1. Value Investing: The strategy of value investing, in simple terms, means buying stocks of companies that the marketplace has undervalued. The goal is not to invest in no-name companies that haven’t been recognized for their potential – that falls more in the venue of speculative or penny stock investing.
2. Growth Investing: Growth investing is very similar, in the long-term, to value stock investing strategies. Basically, if you’re investing in stocks based on the intrinsic value of a company and its potential to grow in the future, you’re using a growth investing strategy. The general theory behind growth investing is that the growth in earnings or revenue a company generates will then be reflected by an increase in share prices.

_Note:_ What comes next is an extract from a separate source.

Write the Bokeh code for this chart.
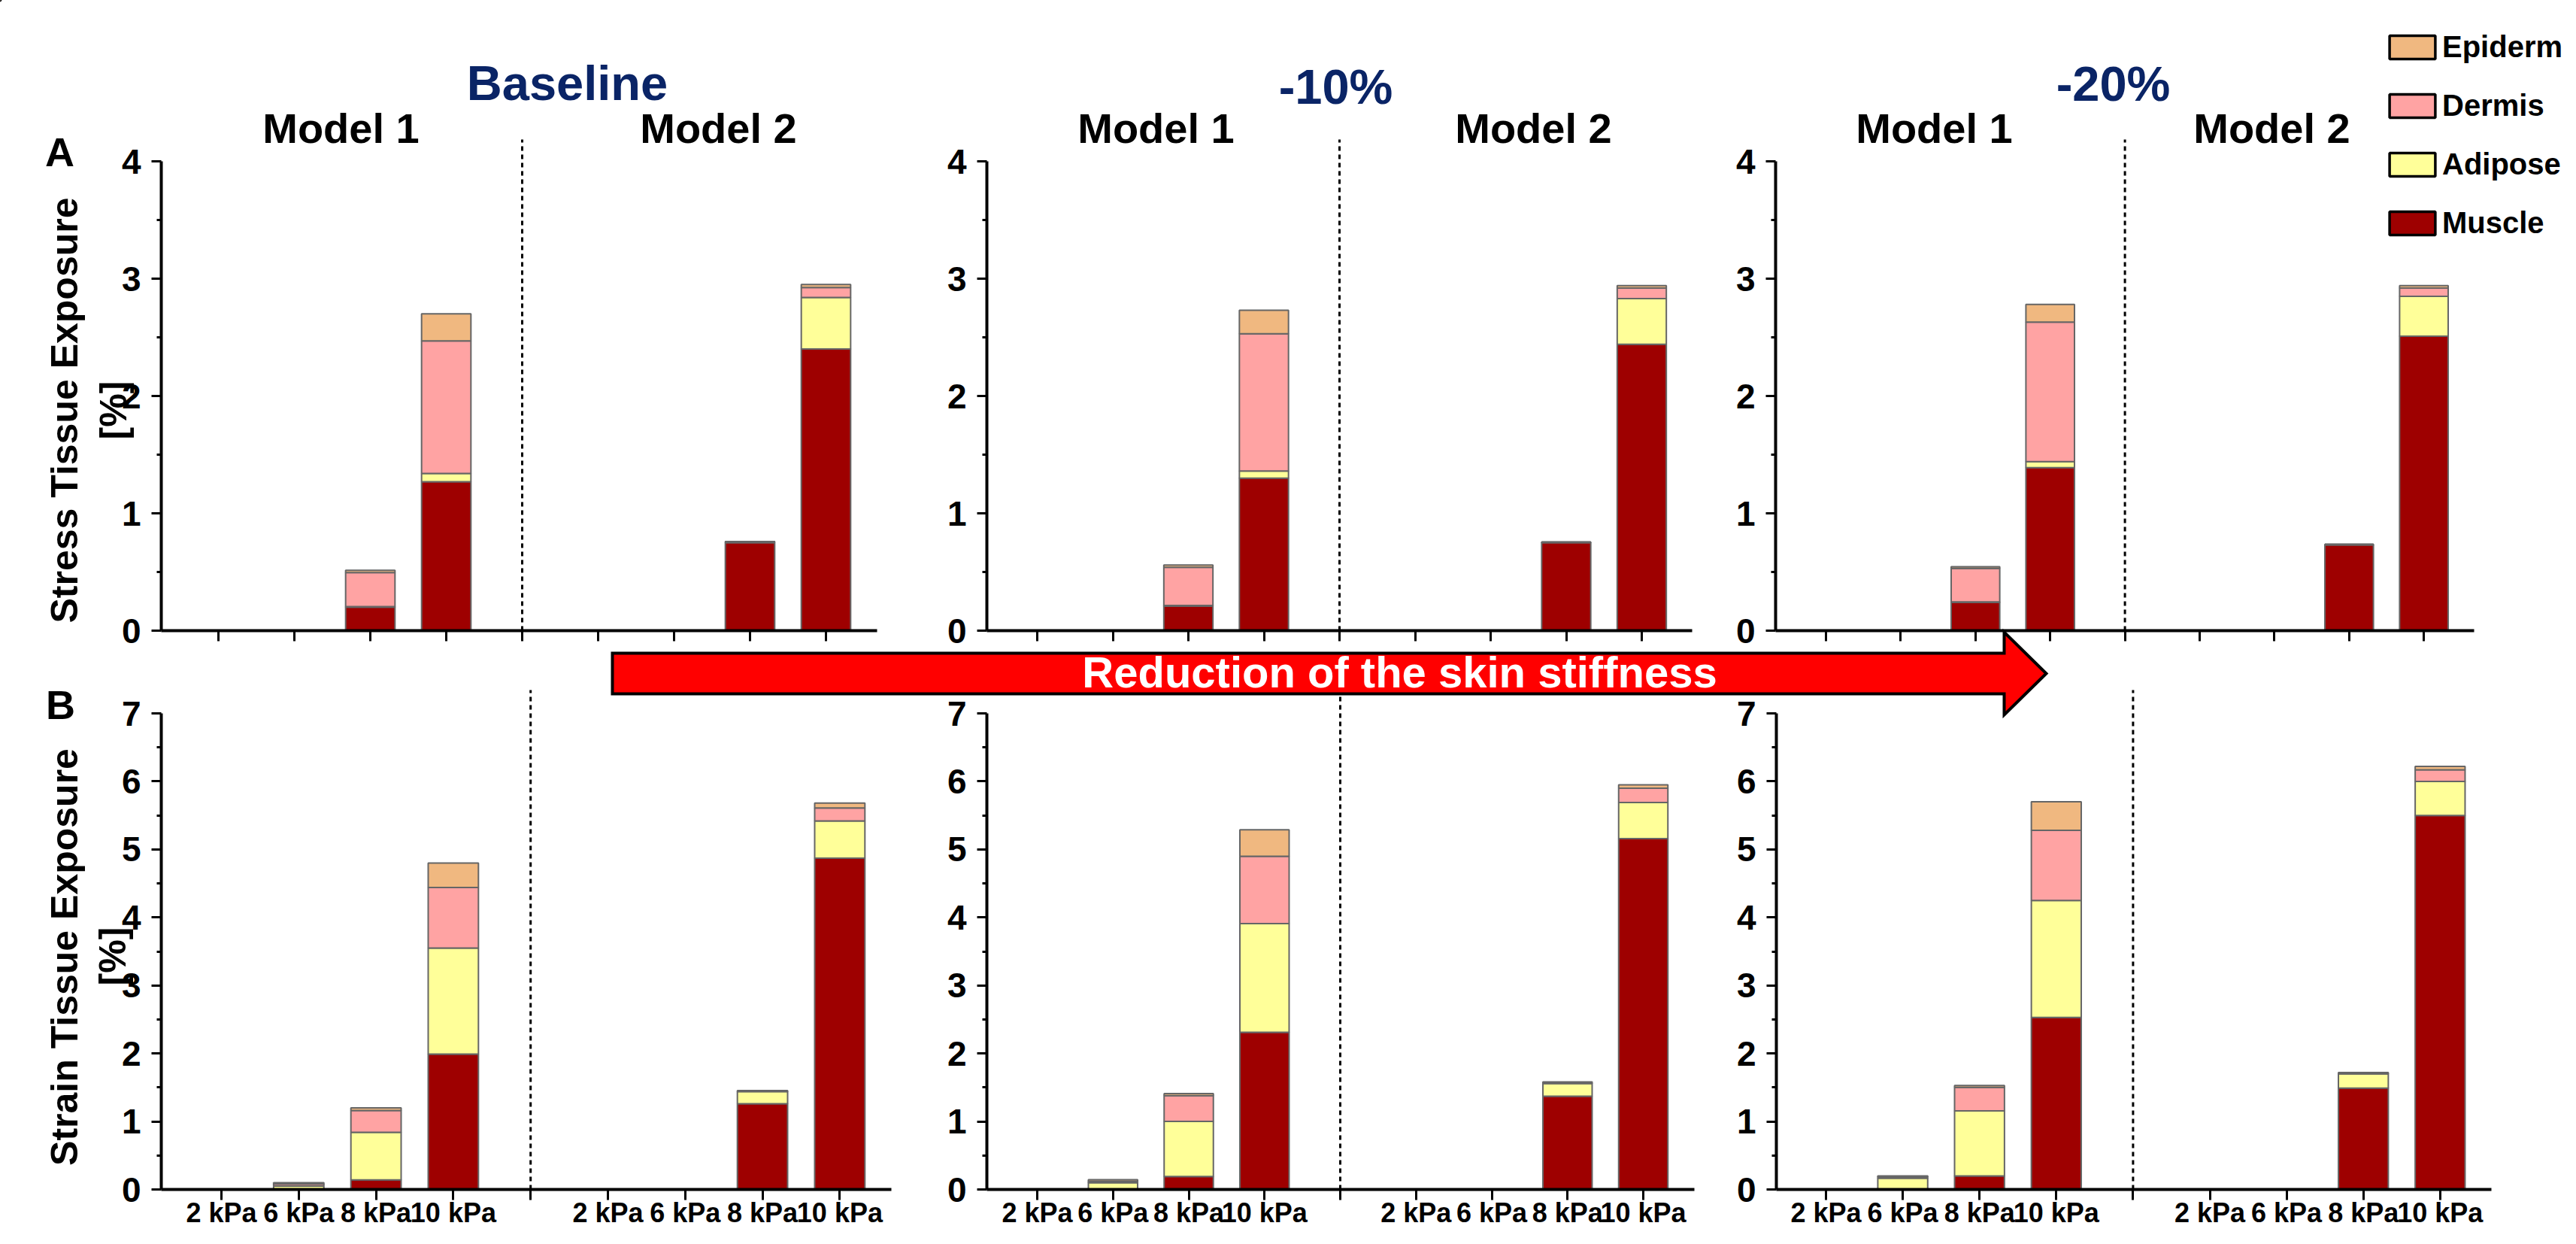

3. Income Investing: This strategy is focused on generating a regular stream of income. Usually, these portfolios include bonds, stocks, Real Estate Investment Trusts (REITs), Exchange-traded funds (ETFs), and other such investment instruments that produce the highest passive annual income.
4. Socially Responsible Investing: In this investment strategy, investments are made, considering the social impact and the impact on the environment. The two primary goals of a socially responsible investing strategy are financial gain and social impact.
5. Small-Cap Investing: Small-cap investing strategy refers to investments made in stocks of small companies that have smaller market capitalisation, usually between $300 million and $2 billion. These investments are risky. Hence, choosing a strategy for investment requires a thorough understanding of the investor’s goals and which suits his needs best.